Tüm halkların HDP de kendilerinin ifade edebilecek bir sisteme sahip olduğunun belirten Ayten Dersim "O yüzden bir taraftan seçimleri kazanmak uğruna tüm gücümüzü seferber edeceğiz ki bu Türkiye halkları açısından da öyledir. Öz yönetim ve demokratik sistem tüm halklar açısından geçerli bir sistem gerçekliğidir. Sadece kürdistan ya da Kürtler için değil. Çünkü biz bunu savunuyoruz bir Türkiye'nin demokratikleşmesinin mücadelesini yürütüyoruz. Biz Türk halkının da özgürleşmesi gerektiğine inanıyoruz. O anlamda kader ortaklığı, mücadele ve özgürlük ortaklığı var. Demokratik kesimler şunu iyi bilmelidir. AKP faşizmine kim muhalefet yaparsa ona yöneliyor kim doğruları savunursa ona yöneliyor. Bu güne kadar da bunu çok net gördük. Kürdistan ve Türkiye'nin tüm şehirlerinde demokratik ilerici genç kendi kaderini özgürlük mücadelesini bu sandığa gitmeyle göstermelidir. Serhat halkımız bunu 7 Haziran'da gerçekleştirdi. Artık Kürdistan'ın hiçbir yerinde AKP kalmamalı Amed, Dersim, Botan halkları bunu gerçekleştirdi. Biz halkımıza ve halklara sonuna kadar inancımız sonsuz ve güveniyoruz" diye kaydetti.
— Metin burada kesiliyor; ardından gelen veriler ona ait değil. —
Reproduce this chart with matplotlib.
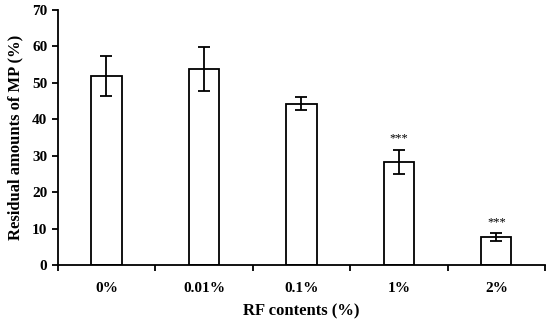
import numpy as np
import matplotlib.pyplot as plt

# RF content levels and residual MP (%)
categories = ["0%", "0.01%", "0.1%", "1%", "2%"]
values = [51.9, 53.8, 44.3, 28.3, 7.7]
errors = [5.4, 6.1, 1.7, 3.3, 1.0]
marks = ["", "", "", "***", "***"]

plt.rcParams['font.family'] = ['Liberation Serif', 'DejaVu Serif']

fig = plt.figure(figsize=(5.5, 3.24), dpi=100)
ax = fig.add_axes([0.105, 0.182, 0.886, 0.787])

x = np.arange(len(categories))
ax.bar(x, values, width=0.31, color="white", edgecolor="black", linewidth=1.3,
       yerr=errors, error_kw=dict(ecolor="black", elinewidth=1.3, capsize=4, capthick=1.3))

for xi, v, e, m in zip(x, values, errors, marks):
    if m:
        ax.text(xi, v + e + 1.5, m, ha="center", va="bottom", fontsize=9)

ax.set_xlim(-0.5, len(categories) - 0.5)
ax.set_ylim(0, 70)
ax.set_yticks(np.arange(0, 71, 10))
ax.set_xticks(x)
ax.set_xticklabels(categories, fontweight="bold", fontsize=11)
ax.set_xticks(np.arange(-0.5, len(categories), 1), minor=True)
ax.tick_params(axis="x", which="major", length=0, pad=12)
ax.tick_params(axis="x", which="minor", length=4, width=1.3, direction="out")
ax.tick_params(axis="y", length=4, width=1.3, direction="out", labelsize=11)
for lbl in ax.get_yticklabels():
    lbl.set_fontweight("bold")

ax.spines["top"].set_visible(False)
ax.spines["right"].set_visible(False)
ax.spines["left"].set_linewidth(1.3)
ax.spines["bottom"].set_linewidth(1.3)

ax.set_xlabel("RF contents (%)", fontweight="bold", fontsize=12, labelpad=6)
ax.set_ylabel("Residual amounts of MP (%)", fontweight="bold", fontsize=12, labelpad=6)

fig.savefig("out.png", dpi=100)
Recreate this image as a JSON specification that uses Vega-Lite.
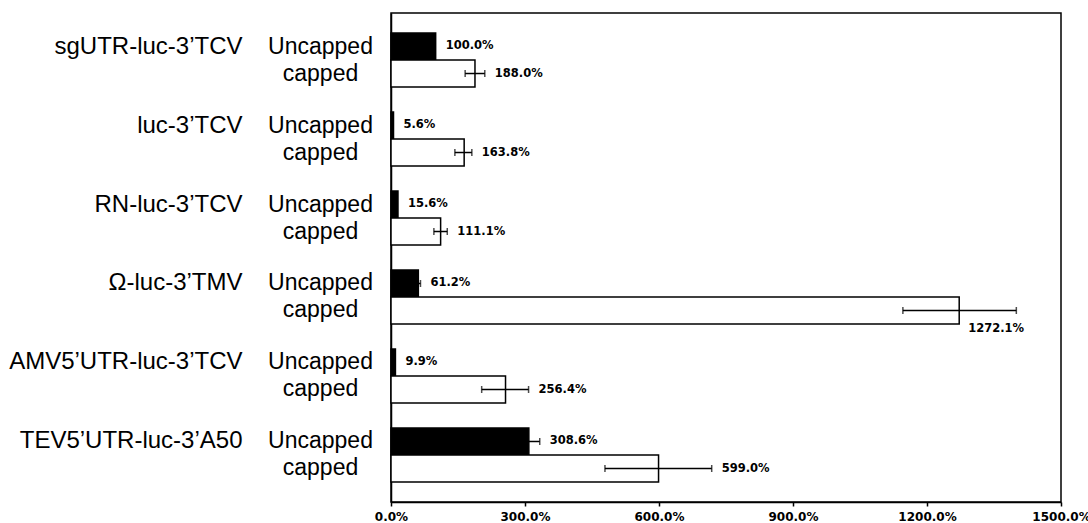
{
  "$schema": "https://vega.github.io/schema/vega-lite/v6.json",
  "width": 670,
  "height": 489,
  "autosize": {"type": "none"},
  "padding": {"left": 391, "top": 13, "right": 27, "bottom": 21},
  "background": "white",
  "config": {
    "view": {"stroke": "black", "strokeWidth": 1.5},
    "axis": {"grid": false}
  },
  "data": {
    "values": [
      {"construct": "sgUTR-luc-3’TCV", "cap": "Uncapped", "value": 100.0, "lo": 100.0, "hi": 100.0, "label": "100.0%"},
      {"construct": "sgUTR-luc-3’TCV", "cap": "capped", "value": 188.0, "lo": 166, "hi": 210, "label": "188.0%"},
      {"construct": "luc-3’TCV", "cap": "Uncapped", "value": 5.6, "lo": 5.6, "hi": 5.6, "label": "5.6%"},
      {"construct": "luc-3’TCV", "cap": "capped", "value": 163.8, "lo": 143, "hi": 181, "label": "163.8%"},
      {"construct": "RN-luc-3’TCV", "cap": "Uncapped", "value": 15.6, "lo": 15.6, "hi": 15.6, "label": "15.6%"},
      {"construct": "RN-luc-3’TCV", "cap": "capped", "value": 111.1, "lo": 96, "hi": 126, "label": "111.1%"},
      {"construct": "Ω-luc-3’TMV", "cap": "Uncapped", "value": 61.2, "lo": 57, "hi": 66, "label": "61.2%"},
      {"construct": "Ω-luc-3’TMV", "cap": "capped", "value": 1272.1, "lo": 1146, "hi": 1400, "label": "1272.1%"},
      {"construct": "AMV5’UTR-luc-3’TCV", "cap": "Uncapped", "value": 9.9, "lo": 9.9, "hi": 9.9, "label": "9.9%"},
      {"construct": "AMV5’UTR-luc-3’TCV", "cap": "capped", "value": 256.4, "lo": 203, "hi": 308, "label": "256.4%"},
      {"construct": "TEV5’UTR-luc-3’A50", "cap": "Uncapped", "value": 308.6, "lo": 285, "hi": 333, "label": "308.6%"},
      {"construct": "TEV5’UTR-luc-3’A50", "cap": "capped", "value": 599.0, "lo": 479, "hi": 718, "label": "599.0%"}
    ]
  },
  "layer": [
    {
      "mark": {"type": "bar", "stroke": "black", "strokeWidth": 1.5},
      "encoding": {
        "y": {
          "field": "construct", "type": "nominal", "sort": null, "title": null,
          "scale": {"paddingInner": 0.316, "paddingOuter": 0.253},
          "axis": {
            "orient": "left",
            "labelExpr": "['Uncapped','capped']",
            "labelAlign": "center",
            "labelBaseline": "middle",
            "labelLineHeight": 27,
            "labelPadding": 71,
            "labelOffset": -13.5,
            "ticks": false,
            "domain": true,
            "domainColor": "black",
            "domainWidth": 1.5,
            "labelFont": "Liberation Sans",
            "labelFontSize": 23,
            "labelColor": "black",
            "labelLimit": 400,
            "title": null
          }
        },
        "yOffset": {"field": "cap", "type": "nominal", "sort": ["Uncapped", "capped"], "scale": {"paddingInner": 0, "paddingOuter": 0}},
        "x": {
          "field": "value", "type": "quantitative", "title": null,
          "scale": {"domain": [0, 1500], "nice": false, "zero": true},
          "axis": {
            "values": [0, 300, 600, 900, 1200, 1500],
            "labelExpr": "format(datum.value,'.1f')+'%'",
            "tickSize": 4,
            "tickColor": "black",
            "tickWidth": 1.5,
            "domainColor": "black",
            "domainWidth": 1.5,
            "labelFont": "DejaVu Sans",
            "labelFontWeight": "bold",
            "labelFontSize": 12,
            "labelColor": "black",
            "labelPadding": 5,
            "labelFlush": false,
            "labelOverlap": false,
            "grid": false,
            "title": null
          }
        },
        "fill": {"field": "cap", "type": "nominal", "scale": {"domain": ["Uncapped", "capped"], "range": ["black", "white"]}, "legend": null}
      }
    },
    {
      "transform": [{"filter": "datum.hi > datum.lo"}],
      "mark": {"type": "rule", "color": "black", "strokeWidth": 1.5},
      "encoding": {
        "y": {
          "field": "construct", "type": "nominal", "sort": null, "title": null,
          "axis": {
            "orient": "left",
            "labelAlign": "right",
            "labelBaseline": "middle",
            "labelPadding": 149,
            "labelOffset": -13.5,
            "ticks": false,
            "domain": false,
            "labelFont": "Liberation Sans",
            "labelFontSize": 24,
            "labelColor": "black",
            "labelLimit": 400,
            "title": null
          }
        },
        "yOffset": {"field": "cap", "type": "nominal", "sort": ["Uncapped", "capped"]},
        "x": {"field": "lo", "type": "quantitative", "title": null},
        "x2": {"field": "hi"}
      }
    },
    {
      "transform": [{"filter": "datum.hi > datum.lo"}],
      "mark": {"type": "tick", "orient": "vertical", "color": "black", "size": 7, "thickness": 1.5},
      "encoding": {
        "y": {"field": "construct", "type": "nominal", "sort": null, "title": null, "axis": null},
        "yOffset": {"field": "cap", "type": "nominal", "sort": ["Uncapped", "capped"]},
        "x": {"field": "lo", "type": "quantitative", "title": null}
      }
    },
    {
      "transform": [{"filter": "datum.hi > datum.lo"}],
      "mark": {"type": "tick", "orient": "vertical", "color": "black", "size": 7, "thickness": 1.5},
      "encoding": {
        "y": {"field": "construct", "type": "nominal", "sort": null, "title": null, "axis": null},
        "yOffset": {"field": "cap", "type": "nominal", "sort": ["Uncapped", "capped"]},
        "x": {"field": "hi", "type": "quantitative", "title": null}
      }
    },
    {
      "transform": [{"filter": "datum.value < 1000"}],
      "mark": {"type": "text", "align": "left", "baseline": "middle", "dx": 10, "font": "DejaVu Sans", "fontWeight": "bold", "fontSize": 11.5, "color": "black"},
      "encoding": {
        "y": {"field": "construct", "type": "nominal", "sort": null, "title": null, "axis": null},
        "yOffset": {"field": "cap", "type": "nominal", "sort": ["Uncapped", "capped"]},
        "x": {"field": "hi", "type": "quantitative", "title": null},
        "text": {"field": "label", "type": "nominal"}
      }
    },
    {
      "transform": [{"filter": "datum.value >= 1000"}],
      "mark": {"type": "text", "align": "left", "baseline": "middle", "dx": 9, "dy": 18, "font": "DejaVu Sans", "fontWeight": "bold", "fontSize": 11.5, "color": "black"},
      "encoding": {
        "y": {"field": "construct", "type": "nominal", "sort": null, "title": null, "axis": null},
        "yOffset": {"field": "cap", "type": "nominal", "sort": ["Uncapped", "capped"]},
        "x": {"field": "value", "type": "quantitative", "title": null},
        "text": {"field": "label", "type": "nominal"}
      }
    }
  ],
  "resolve": {"axis": {"y": "independent"}}
}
'Kadınlar ve gençler bu sürecin öncü gücüdür'

Halkların özgürlük mücadelesinde özellikle kadın ve gençlere büyük sorumluluk düştüğünü kaydeden Ayten, "Birincisi kadınlardır. Çünkü en çok mücadele etmesi gereken kadınlardır. Biz başından beri bunu savunduk HDP bir kadın partisidir. Sistemiyle, projesiyle, planlamasıyla tümden kadın partisidir. Kadınlarımızın her yerde seferber olması gerektir. Aynı zamanda da gençliktir de öncü güç. Dinamik gençliğin tüm istemlerine cevap verecek bir kapasiteye ve doğrultuya sisteme sahiptir. Kadınlar ve gençler tüm gücüyle seferber olmalı ve tüm kesimleri ikna etmeli ve kendi iradesini öz yönetimini ve sistemini savunur hale gelmelidir."

'Hem sandığa gidelim hem de sandığı savunalım'

Katliam ve yıldırma politikalarına rağmen halkın yılmadığını ve kararlı adımlarla ilerlediğini kaydeden Ayten son olarak şunları söyledi: "Biz de bu katliamlar karşısında şunu söylüyoruz biz özgürlüğümüzden irademizden önderliğimizden vazgeçmeyeceğiz. Önderliğimizin özgürlüğü halkların kadınların gençlerin özgürlüğüdür. O zaman hep birlikte diyoruz ki özgürlük yolunun engebeli zikzaklı olduğunu da biliyoruz. Kırık yıldır bunu direnişini verdik. Gün direniş günü, kendi kimliğini savunuma günü gün özgürlüğün etrafında kenetlenme günüdür. Tekrardan bu özgürlük dağlarında halkımıza, tüm kadınlara tüm gençlere tüm ilerici demokratik insanlıktan demokratik siyasetten yanayım diyen tüm halklara çağrımız var. Hepimiz seferber olalım hem sandığa gidelim hem de sandığı savunalım bu vesileyle sonsuz bağlılığımızı da belirtmek istiyoruz."